▸ Task brief
Check every line for the word "this" and state how many lines have it. Reply with the number alone.

▸ Excerpted data
# # # # # # #

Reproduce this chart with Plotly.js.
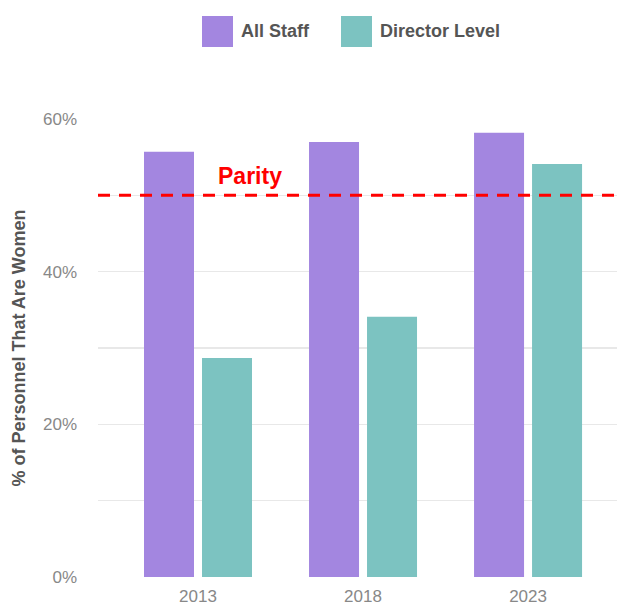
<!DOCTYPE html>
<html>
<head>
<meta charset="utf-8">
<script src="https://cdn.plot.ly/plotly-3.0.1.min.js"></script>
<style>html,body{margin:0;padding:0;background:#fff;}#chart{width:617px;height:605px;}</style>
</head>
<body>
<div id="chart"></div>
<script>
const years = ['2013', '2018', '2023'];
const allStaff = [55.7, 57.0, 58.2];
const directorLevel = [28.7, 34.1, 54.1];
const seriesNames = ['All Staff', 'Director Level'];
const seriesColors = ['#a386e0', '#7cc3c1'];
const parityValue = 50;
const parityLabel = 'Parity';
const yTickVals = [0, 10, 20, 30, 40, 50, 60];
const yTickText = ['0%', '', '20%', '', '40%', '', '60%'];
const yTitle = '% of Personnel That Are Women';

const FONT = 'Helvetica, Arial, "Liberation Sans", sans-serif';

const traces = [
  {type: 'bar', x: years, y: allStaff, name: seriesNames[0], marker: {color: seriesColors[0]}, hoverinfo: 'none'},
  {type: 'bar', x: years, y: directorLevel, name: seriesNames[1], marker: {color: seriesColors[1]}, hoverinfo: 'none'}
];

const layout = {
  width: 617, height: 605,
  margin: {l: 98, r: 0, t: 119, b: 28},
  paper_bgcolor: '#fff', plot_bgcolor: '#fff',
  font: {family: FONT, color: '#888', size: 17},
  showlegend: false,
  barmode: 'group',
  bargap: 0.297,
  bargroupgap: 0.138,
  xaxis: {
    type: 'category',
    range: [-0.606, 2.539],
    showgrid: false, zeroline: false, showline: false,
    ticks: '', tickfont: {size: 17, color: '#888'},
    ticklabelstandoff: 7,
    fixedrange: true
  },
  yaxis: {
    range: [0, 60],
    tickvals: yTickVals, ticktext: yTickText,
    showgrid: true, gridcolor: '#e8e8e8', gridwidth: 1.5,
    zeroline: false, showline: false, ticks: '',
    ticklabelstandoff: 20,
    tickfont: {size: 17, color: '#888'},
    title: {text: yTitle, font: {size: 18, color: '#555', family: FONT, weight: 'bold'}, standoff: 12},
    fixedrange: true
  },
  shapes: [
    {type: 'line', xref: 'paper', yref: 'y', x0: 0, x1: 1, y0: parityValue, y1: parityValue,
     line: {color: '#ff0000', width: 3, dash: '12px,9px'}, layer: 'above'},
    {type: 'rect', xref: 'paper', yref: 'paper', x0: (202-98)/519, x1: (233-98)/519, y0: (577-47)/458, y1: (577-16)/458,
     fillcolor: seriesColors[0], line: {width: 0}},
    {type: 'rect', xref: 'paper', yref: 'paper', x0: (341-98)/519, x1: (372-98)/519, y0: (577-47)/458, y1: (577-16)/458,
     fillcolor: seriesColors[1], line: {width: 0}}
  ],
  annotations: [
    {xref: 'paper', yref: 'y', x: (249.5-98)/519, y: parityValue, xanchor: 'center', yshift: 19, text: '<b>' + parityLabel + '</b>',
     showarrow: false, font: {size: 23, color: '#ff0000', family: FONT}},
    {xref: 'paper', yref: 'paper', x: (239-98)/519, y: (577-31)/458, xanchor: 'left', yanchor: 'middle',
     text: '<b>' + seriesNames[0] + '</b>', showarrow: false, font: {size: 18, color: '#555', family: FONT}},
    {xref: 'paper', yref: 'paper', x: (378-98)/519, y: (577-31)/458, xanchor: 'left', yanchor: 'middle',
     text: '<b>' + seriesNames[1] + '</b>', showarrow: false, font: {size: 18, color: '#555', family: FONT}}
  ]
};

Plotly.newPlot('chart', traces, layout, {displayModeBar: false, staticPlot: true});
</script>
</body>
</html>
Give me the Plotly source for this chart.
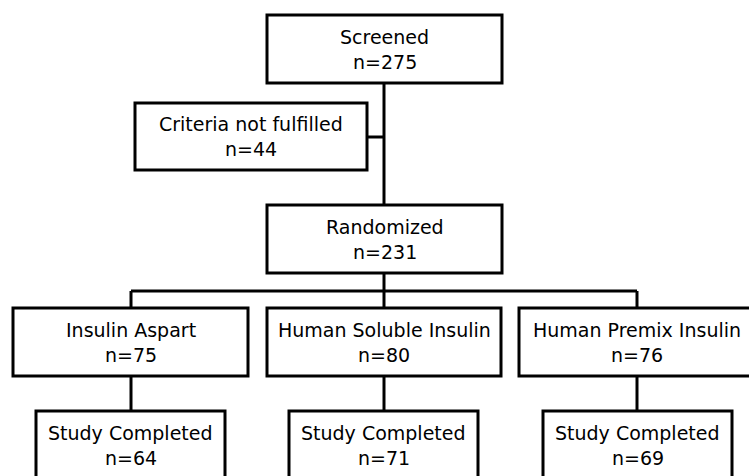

# # # # # # #

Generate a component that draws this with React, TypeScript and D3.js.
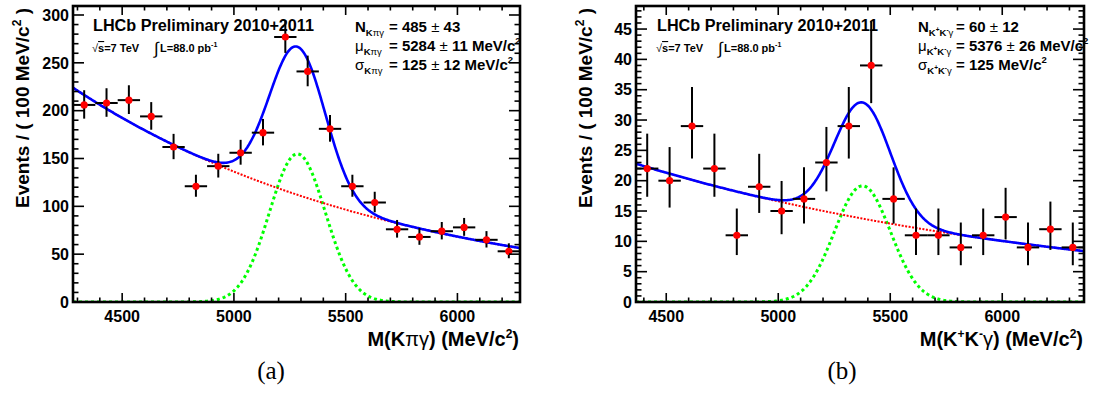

# # # # # # #

▸ Answer for the task
3